* Start *

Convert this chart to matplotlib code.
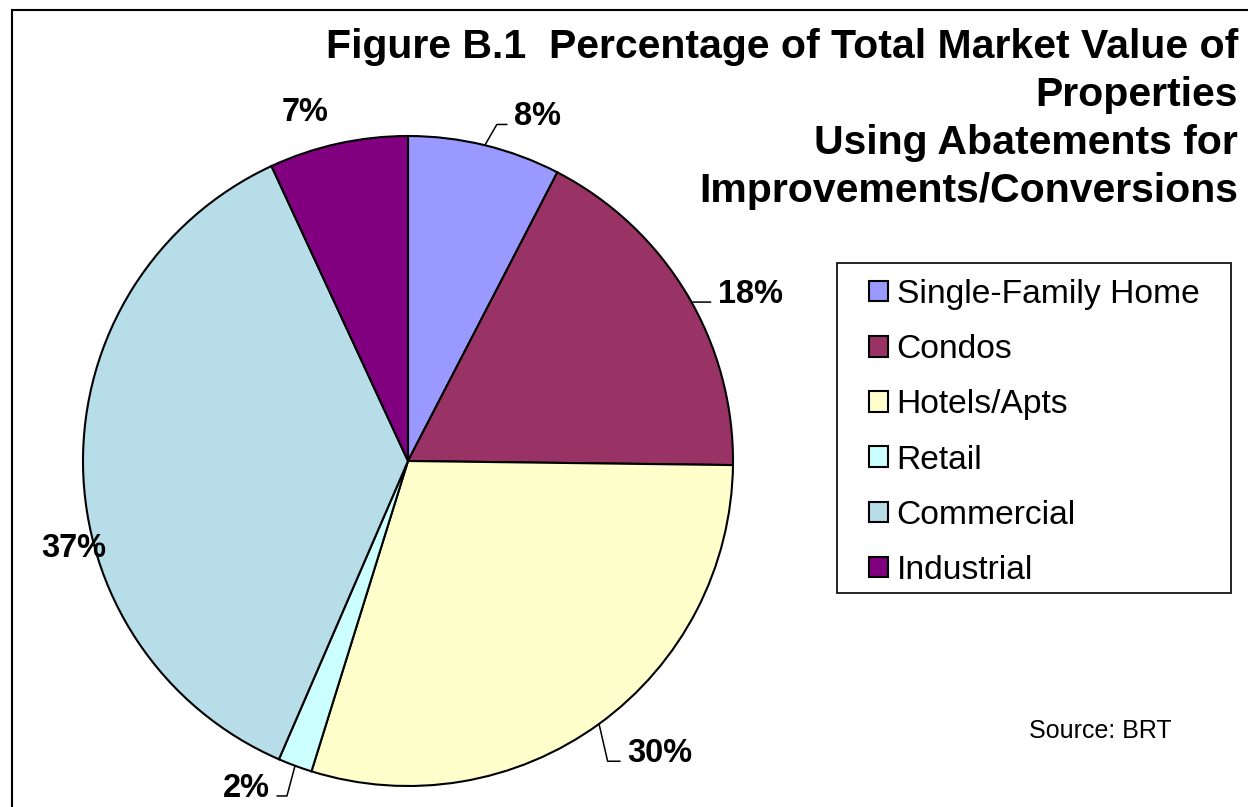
import matplotlib
matplotlib.use('Agg')
import numpy as np
import matplotlib.pyplot as plt
from matplotlib.patches import Rectangle

# dados do gráfico
categorias = ['Single-Family Home', 'Condos', 'Hotels/Apts', 'Retail', 'Commercial', 'Industrial']
valores = [7.6, 17.6, 29.6, 1.7, 36.6, 6.9]
cores = ['#9999FF', '#993366', '#FFFFCC', '#CCFFFF', '#B7DDE8', '#800080']

titulo_linhas = ['Figure B.1  Percentage of Total Market Value of', 'Properties',
                 'Using Abatements for', 'Improvements/Conversions']
fonte = 'Source: BRT'

# deslocamento dos rótulos (pontos), alinhamento e linha guia
rotulos_cfg = [
    dict(off=(20.9, 14.4), ha='left', guia=60),
    dict(off=(22.3, -6.5), ha='left', guia=-60),
    dict(off=(20.2, -27.4), ha='left', guia=-77),
    dict(off=(-18.0, -22.3), ha='right', guia=75),
    dict(off=(-6.5, -66.2), ha='center', guia=None),
    dict(off=(-23.8, 16.6), ha='center', guia=None),
]

W, H = 1248, 807
fig = plt.figure(figsize=(W / 100, H / 100), dpi=100)
fig.patch.set_facecolor('white')

# pizza
ax = fig.add_axes([(408 - 325) / W, (H - 461 - 325) / H, 650 / W, 650 / H])
wedges, _ = ax.pie(valores, colors=cores, startangle=90, counterclock=False,
                   wedgeprops=dict(edgecolor='black', linewidth=1.5))
ax.set_xlim(-1, 1)
ax.set_ylim(-1, 1)
ax.axis('off')

familia = ['Liberation Sans', 'DejaVu Sans']
for w, v, cfg in zip(wedges, valores, rotulos_cfg):
    ang = np.deg2rad((w.theta1 + w.theta2) / 2)
    xy = (np.cos(ang), np.sin(ang))
    if cfg['guia'] is not None:
        rx = 0 if cfg['ha'] == 'left' else 1
        arrow = dict(arrowstyle='-', color='black', lw=1.1, shrinkA=3, shrinkB=0,
                     relpos=(rx, 0.25),
                     connectionstyle='angle,angleA=0,angleB=%d,rad=0' % cfg['guia'])
    else:
        arrow = None
    ax.annotate('%.0f%%' % v, xy=xy, xytext=cfg['off'], textcoords='offset points',
                ha=cfg['ha'], va='baseline', fontsize=23.5, fontweight='bold',
                family=familia, arrowprops=arrow, annotation_clip=False)

# título (uma linha por texto, alinhado à direita)
for i, linha in enumerate(titulo_linhas):
    fig.text(1238 / W, 1 - (58 + 48 * i) / H, linha, ha='right', va='baseline',
             fontsize=29.5, fontweight='bold', family=familia)

# legenda
fig.legend(wedges, categorias, loc='upper left', bbox_to_anchor=(869 / W, 1 - 279 / H),
           frameon=False, borderpad=0, borderaxespad=0,
           handlelength=0.57, handleheight=0.57, handletextpad=0.25, labelspacing=0.72,
           prop=dict(family=familia, size=24.2))
fig.add_artist(Rectangle((837 / W, 1 - 593 / H), (1231 - 837) / W, (593 - 263) / H,
                         transform=fig.transFigure, fill=False, edgecolor='black', lw=1.2))

# fonte
fig.text(1100 / W, 1 - 738 / H, fonte, ha='center', va='baseline', fontsize=18,
         family=familia)

# moldura externa (só topo e esquerda visíveis)
fig.add_artist(Rectangle((12 / W, -0.05), 1.1, 1.05 - 10 / H, transform=fig.transFigure,
                         fill=False, edgecolor='black', lw=1.5, clip_on=False))

fig.savefig('out.png', dpi=100, facecolor='white')
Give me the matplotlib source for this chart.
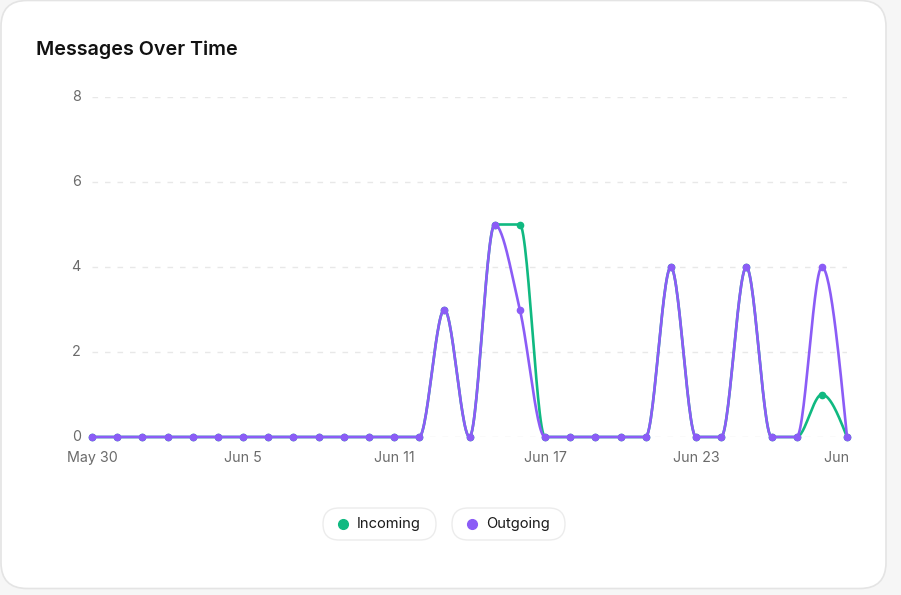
import numpy as np
import matplotlib
matplotlib.use("Agg")
import matplotlib.pyplot as plt
from matplotlib.patches import FancyBboxPatch
from matplotlib.transforms import Bbox, TransformedBbox

# data
dates = ["May 30", "May 31", "Jun 1", "Jun 2", "Jun 3", "Jun 4", "Jun 5", "Jun 6",
         "Jun 7", "Jun 8", "Jun 9", "Jun 10", "Jun 11", "Jun 12", "Jun 13", "Jun 14",
         "Jun 15", "Jun 16", "Jun 17", "Jun 18", "Jun 19", "Jun 20", "Jun 21", "Jun 22",
         "Jun 23", "Jun 24", "Jun 25", "Jun 26", "Jun 27", "Jun 28", "Jun 29"]
incoming = [0, 0, 0, 0, 0, 0, 0, 0, 0, 0, 0, 0, 0, 0, 3, 0,
            5, 5, 0, 0, 0, 0, 0, 4, 0, 0, 4, 0, 0, 1, 0]
outgoing = [0, 0, 0, 0, 0, 0, 0, 0, 0, 0, 0, 0, 0, 0, 3, 0,
            5, 3, 0, 0, 0, 0, 0, 4, 0, 0, 4, 0, 0, 4, 0]
y_ticks = [0, 2, 4, 6, 8]
tick_idx = [0, 6, 12, 18, 24, 30]

GREEN = "#10b981"
PURPLE = "#8b5cf6"
W, H = 901, 595


def monotone_curve(x, y, n=30):
    """monotone cubic (like d3 curveMonotoneX) for smooth drawing"""
    x = np.asarray(x, float)
    y = np.asarray(y, float)
    h = np.diff(x)
    s = np.diff(y) / h
    m = np.zeros_like(y)
    for i in range(1, len(y) - 1):
        s0, s1 = s[i - 1], s[i]
        p = (s0 * h[i] + s1 * h[i - 1]) / (h[i - 1] + h[i])
        m[i] = (np.sign(s0) + np.sign(s1)) * min(abs(s0), abs(s1), 0.5 * abs(p))
    m[0] = (3 * s[0] - m[1]) / 2
    m[-1] = (3 * s[-1] - m[-2]) / 2
    xs, ys = [], []
    for i in range(len(y) - 1):
        t = np.linspace(0, 1, n)
        h00 = 2 * t**3 - 3 * t**2 + 1
        h10 = t**3 - 2 * t**2 + t
        h01 = -2 * t**3 + 3 * t**2
        h11 = t**3 - t**2
        xs.append(x[i] + t * h[i])
        ys.append(h00 * y[i] + h10 * h[i] * m[i] + h01 * y[i + 1] + h11 * h[i] * m[i + 1])
    return np.concatenate(xs), np.concatenate(ys)


fig = plt.figure(figsize=(W / 100, H / 100), dpi=100)
fig.patch.set_facecolor("#f6f6f6")

# background axes in pixel coords for card, title, legend
bg = fig.add_axes([0, 0, 1, 1])
bg.set_xlim(0, W)
bg.set_ylim(H, 0)
bg.axis("off")
bg.add_patch(FancyBboxPatch((1, 0.5), 885, 588, boxstyle="round,pad=0,rounding_size=26",
                            facecolor="white", edgecolor="#e4e4e4", linewidth=1.2))
bg.text(36, 50, "Messages Over Time", fontsize=14.2, fontweight="semibold",
        family="Inter", color="#111111", va="center", ha="left")

legend = [("Incoming", GREEN, 323, 113), ("Outgoing", PURPLE, 452, 113)]
for label, col, x0, w in legend:
    bg.add_patch(FancyBboxPatch((x0, 508), w, 32, boxstyle="round,pad=0,rounding_size=16",
                                facecolor="white", edgecolor="#ececec", linewidth=1))
    bg.plot(x0 + 20, 524, "o", color=col, markersize=7)
    bg.text(x0 + 34, 524, label, fontsize=10.6, family="Inter", color="#1a1a1a",
            va="center", ha="left")

# main chart
x = np.arange(len(dates))
ax = fig.add_axes([92 / W, (H - 437) / H, (847 - 92) / W, (437 - 97) / H])
ax.set_xlim(0, len(dates) - 1)
ax.set_ylim(0, 8)
ax.patch.set_alpha(0)
for sp in ax.spines.values():
    sp.set_visible(False)
ax.set_xticks([])
ax.set_yticks([])

for yt in y_ticks:
    ax.axhline(yt, color="#e8e8e8", linewidth=1, linestyle=(0, (4, 5)), zorder=0)
    ax.text(-0.45, yt, str(yt), fontsize=10.3, family="Inter", color="#6b6b6b",
            ha="right", va="center")

clip_box = TransformedBbox(Bbox([[0, 0], [853 / W, 1]]), fig.transFigure)
for i in tick_idx:
    t = ax.text(x[i], -0.5, dates[i], fontsize=10.3, family="Inter", color="#6b6b6b",
                ha="center", va="center", clip_on=True)
    t.set_clip_path(None)
    t.set_clip_box(clip_box)

for vals, col, z in [(incoming, GREEN, 2), (outgoing, PURPLE, 3)]:
    cx, cy = monotone_curve(x, vals)
    ax.plot(cx, cy, color=col, linewidth=1.9, clip_on=False, zorder=z,
            solid_capstyle="round")
    ax.plot(x, vals, "o", color=col, markersize=4.5, clip_on=False, zorder=z)

fig.savefig("out.png", dpi=100, facecolor=fig.get_facecolor())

* End *

> [To do]: From the first line of the listing above, repeat every line through the one holding "fonte = 'Source: BRT'". Both ends count, and pictures stay out.

> [Solution below]:
Convert this chart to matplotlib code.
import matplotlib
matplotlib.use('Agg')
import numpy as np
import matplotlib.pyplot as plt
from matplotlib.patches import Rectangle

# dados do gráfico
categorias = ['Single-Family Home', 'Condos', 'Hotels/Apts', 'Retail', 'Commercial', 'Industrial']
valores = [7.6, 17.6, 29.6, 1.7, 36.6, 6.9]
cores = ['#9999FF', '#993366', '#FFFFCC', '#CCFFFF', '#B7DDE8', '#800080']

titulo_linhas = ['Figure B.1  Percentage of Total Market Value of', 'Properties',
                 'Using Abatements for', 'Improvements/Conversions']
fonte = 'Source: BRT'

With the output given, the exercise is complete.